Khaleej Times, 14 April, 2019
Dubai Islamic Bank (DIB) on Sunday confirmed that it is looking at opportunities, including acquiring other financial institutions, to support the expansion of its activities.
Responding to reports that it would be acquiring rival Noor Bank, the largest Islamic bank in the UAE clarified in a statement to the Dubai Financial Market that the expansion of its activities is “in line with the strategy and direction of its shareholders and board of directors.”
The potential acquisition could create a mega Sharia complaint bank with total assets worth Dh275 billion, according to reports.
DIB has Dh223.7 billion in total assets while Noor Bank has Dh50.7 billion in assets, giving the potential new entity total assets of Dh274.4 billion, as per their latest financial statements for 2018.
Both banks are majority owned by the Dubai government or related entities. The Investment Corporation of Dubai (ICD) owns a 28.37 per cent stake in DIB and 23 per cent in Noor Bank.
For 2018, DIB has reported an 11 per cent year-on-year increase in profits of Dh5 billion, the highest earnings reported in 2018 among its peers, while Noor Bank reported a net profit of Dh601 million. Abu Dhabi Islamic Bank recorded earning of Dh2.5 billion, up 8.7 per cent, while Emirates Islamic Bank’s profits grew 32 per cent to Dh924.26 million. Sharjah Islamic Bank and Ajman Bank reported profits of Dh510.37 million and Dh170 million, respectively.
Reports by Bloomberg said that DIB had held preliminary talks with its smaller rival Noor Bank’s shareholders, which were at the early stages.
EFG Hermes said last week that acquiring Noor Bank by DIB would be a positive move for the buyer, while further consolidation would benefit the UAE’s overcrowded banking sector.
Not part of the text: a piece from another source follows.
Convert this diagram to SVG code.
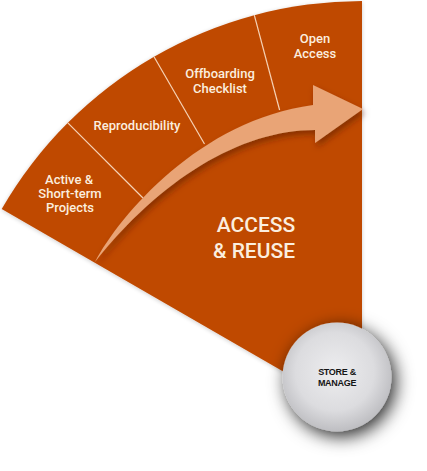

The Egyptian investment bank said there is room for more tie-ups among local lenders as the UAE is overbanked with 22 local and 38 foreign banks, most of which have “sub-optimal” market shares.
The latest merger prospect is the latest in a spate of consolidation the UAE banking sector has been witnessing over the past few years. Abu Dhabi Commercial Bank is in the process of merging with Union National Bank and taking over Al Hilal Bank, to create the third-biggest banking entity in the country. Banks in Saudi Arabia, Kuwait and Bahrain are also holding merger talks.
Islamic banks listed on the Dubai Financial Market (DFM) and the Abu Dhabi Securities Exchange (ADX) registered a 13.7 per cent year-on-year profit increase in 2018. Their combined net profits surged to Dh9 billion from Dh7.93 billion in 2017, according to latest available data. Total assets of Islamic banks operating in the UAE grew 5.4 per cent to Dh474.96 billion in 2018, versus compared to Dh450.475 billion in 2017.